What this task involves> Extract everything from the first line through the line with "import * as", both ends included, except for any pictures.
## begin
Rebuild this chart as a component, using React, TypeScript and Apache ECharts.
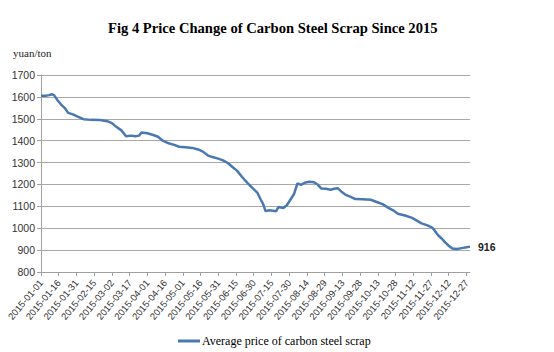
import React, { useEffect, useRef } from "react";
import * as echarts from "echarts";

const dates = [
  "2015-01-01","2015-01-05","2015-01-08","2015-01-10","2015-01-12","2015-01-15","2015-01-18","2015-01-21","2015-01-24","2015-01-28",
  "2015-02-01","2015-02-06","2015-02-12","2015-02-20","2015-02-26","2015-03-02","2015-03-06","2015-03-10","2015-03-14","2015-03-18",
  "2015-03-22","2015-03-25","2015-03-27","2015-04-01","2015-04-06","2015-04-10","2015-04-14","2015-04-19","2015-04-23","2015-04-28",
  "2015-05-03","2015-05-09","2015-05-14","2015-05-18","2015-05-22","2015-05-26","2015-05-31","2015-06-04","2015-06-08","2015-06-12",
  "2015-06-16","2015-06-20","2015-06-25","2015-06-29","2015-07-03","2015-07-06","2015-07-08","2015-07-10","2015-07-13","2015-07-16",
  "2015-07-19","2015-07-21","2015-07-25","2015-07-28","2015-07-31","2015-08-03","2015-08-06","2015-08-09","2015-08-12","2015-08-16",
  "2015-08-20","2015-08-23","2015-08-26","2015-08-30","2015-09-03","2015-09-06","2015-09-09","2015-09-12","2015-09-16","2015-09-20",
  "2015-09-24","2015-09-30","2015-10-07","2015-10-12","2015-10-17","2015-10-22","2015-10-26","2015-10-30","2015-11-05","2015-11-11",
  "2015-11-15","2015-11-19","2015-11-24","2015-11-28","2015-11-30","2015-12-03","2015-12-06","2015-12-09","2015-12-12","2015-12-15",
  "2015-12-19","2015-12-23","2015-12-26","2015-12-30",
];

const prices = [
  1605, 1605, 1608, 1612, 1608, 1585, 1565, 1550, 1527, 1520,
  1510, 1498, 1495, 1494, 1489, 1480, 1462, 1447, 1420, 1423,
  1420, 1423, 1437, 1434, 1426, 1418, 1400, 1388, 1382, 1372,
  1370, 1367, 1360, 1350, 1333, 1325, 1318, 1310, 1298, 1280,
  1262, 1235, 1205, 1183, 1163, 1130, 1110, 1078, 1082, 1080,
  1078, 1097, 1092, 1105, 1130, 1155, 1205, 1198, 1208, 1212,
  1210, 1200, 1182, 1180, 1176, 1180, 1183, 1168, 1152, 1143,
  1133, 1132, 1130, 1120, 1110, 1093, 1082, 1066, 1058, 1047,
  1035, 1022, 1013, 1003, 990, 968, 953, 935, 920, 907,
  905, 909, 912, 916,
];

const yTicks = { min: 800, max: 1700, step: 100 };
const seriesName = "Average price of carbon steel scrap";
const titleText = "Fig 4 Price Change of Carbon Steel Scrap Since 2015";
const unitText = "yuan/ton";

// axis categories: every day from the first date for 364 days
const axisDays: string[] = [];
for (let i = 0; i < 364; i++) {
  axisDays.push(new Date(Date.UTC(2015, 0, 1 + i)).toISOString().slice(0, 10));
}

export default function App() {
  const ref = useRef<HTMLDivElement>(null);
  useEffect(() => {
    if (!ref.current) return;
    const chart = echarts.init(ref.current, null, { renderer: "svg" });
    chart.setOption({
      animation: false,
      backgroundColor: "#ffffff",
      title: {
        text: titleText,
        left: 103,
        top: 15,
        textStyle: {
          fontFamily: "Liberation Serif",
          fontWeight: "bold",
          fontSize: 14.6,
          color: "#000",
        },
      },
      graphic: [
        {
          type: "text",
          left: 13,
          top: 47,
          style: {
            text: unitText,
            font: "11px 'Liberation Serif'",
            fill: "#222",
          },
        },
      ],
      legend: {
        left: 173,
        top: 330,
        icon: "rect",
        itemWidth: 22,
        itemHeight: 3,
        itemGap: 2,
        textStyle: {
          fontFamily: "Liberation Serif",
          fontSize: 12,
          color: "#000",
          padding: [0, 0, 0, -3],
        },
        data: [seriesName],
      },
      grid: { left: 41, right: 84, top: 75, bottom: 80 },
      xAxis: {
        type: "category",
        data: axisDays,
        boundaryGap: false,
        axisLine: { lineStyle: { color: "#a0a0a0", width: 1 } },
        axisTick: { interval: 14, length: 4, lineStyle: { color: "#a0a0a0" } },
        axisLabel: {
          interval: 14,
          rotate: 50,
          fontSize: 9.5,
          fontFamily: "Liberation Sans",
          color: "#333",
          margin: 9,
        },
        splitLine: { show: false },
      },
      yAxis: {
        type: "value",
        min: yTicks.min,
        max: yTicks.max,
        interval: yTicks.step,
        axisLine: { show: true, lineStyle: { color: "#a0a0a0", width: 1 } },
        axisTick: { show: true, length: 4, lineStyle: { color: "#a0a0a0" } },
        axisLabel: {
          fontSize: 10.5,
          fontFamily: "Liberation Sans",
          color: "#333",
          margin: 6,
          formatter: (v: number) => String(v),
        },
        splitLine: { lineStyle: { color: "#a8a8a8", width: 1.2 } },
      },
      series: [
        {
          name: seriesName,
          type: "line",
          data: dates.map((d, i) => [d, prices[i]]),
          showSymbol: false,
          smooth: false,
          lineStyle: { color: "#4a78b0", width: 2.5 },
          itemStyle: { color: "#4a78b0" },
          endLabel: {
            show: true,
            formatter: (p: any) => String(p.value[1]),
            fontSize: 10.5,
            fontWeight: "bold",
            fontFamily: "Liberation Sans",
            color: "#222",
            distance: 8,
          },
        },
      ],
    });
    return () => chart.dispose();
  }, []);
  return (
    <div
      ref={ref}
      style={{ position: "fixed", left: 0, top: 0, width: 554, height: 352 }}
    />
  );
}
## end
Task response>
Rebuild this chart as a component, using React, TypeScript and Apache ECharts.
import React, { useEffect, useRef } from "react";
import * as echarts from "echarts";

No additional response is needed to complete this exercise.